On Sun, May 6, 2012 at 3:25 AM, Adam Preble <adam.preble at gmail.com> wrote:

> I wondered if anybody here has used Stackless Python in some clever ways
> to work around the global interpreter lock.  I have some C++ objects
> wrapped with Boost.Python, and I run into some interesting stuff when I
> start implementing interfaces defined in these wrappers in Python.  At that
> point I have to do some work that involves acquiring the GIL to run the
> Python version of the code whenever I'm running into it from the C++ side
> in other threads.  This normally works okay until I get into situations
> like this:
> 1. Python interpreter calls something with a wrapper into C++.
> 2. C++ code calls back into a Python implementation of a C++ interface
> (GIL involved here).
> 3. Python implementation calls some other thing wrapped from C++ . . .

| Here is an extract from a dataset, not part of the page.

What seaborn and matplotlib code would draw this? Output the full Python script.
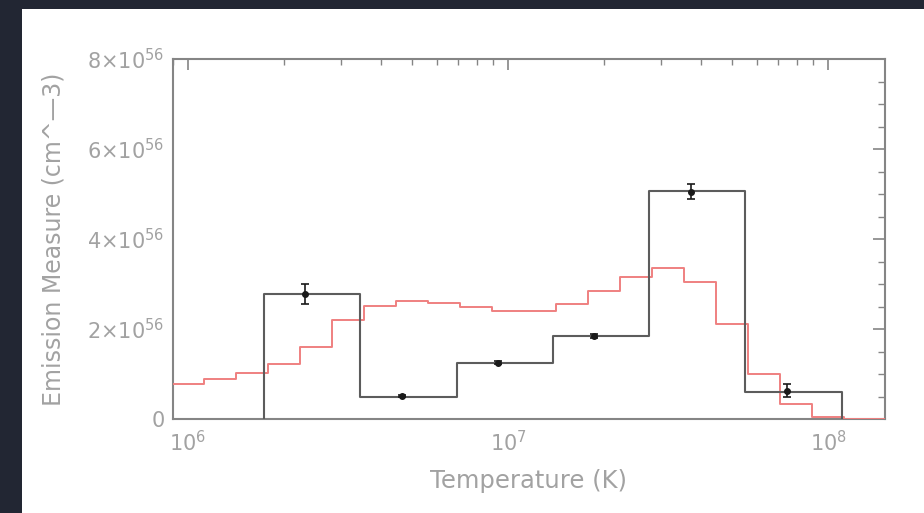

> note that step #1 hasn't actually completed yet.
> 4. C++ code calls back into Python.  Here we deadlock trying to get the
> GIL.
> I'm looking at a situation here where I need to place all these pending
> GIL-related operations on some common stack, and have something comb over
> them.  When that comber realizes it already took the GIL, and it's being
> told to do a new operation, it can at least do some negotiation with
> itself.  I don't know how the GIL works entirely here since I haven't
> implemented this logic yet, but it's clear I have to do something.  At the
> worst I assume I will have to save the interpreter stack from the prior
> call before moving on to the next call.
> It occurred to me there could be some nice ways to do this with
> coroutines.  I'm already pondering some stuff Boost has for coroutines that
> might make this a lot less ugly, but I wondered if Stackless had something
> that could come to the rescue.  I don't know what it could possibly be, but
> I thought I'd ask the list for advice.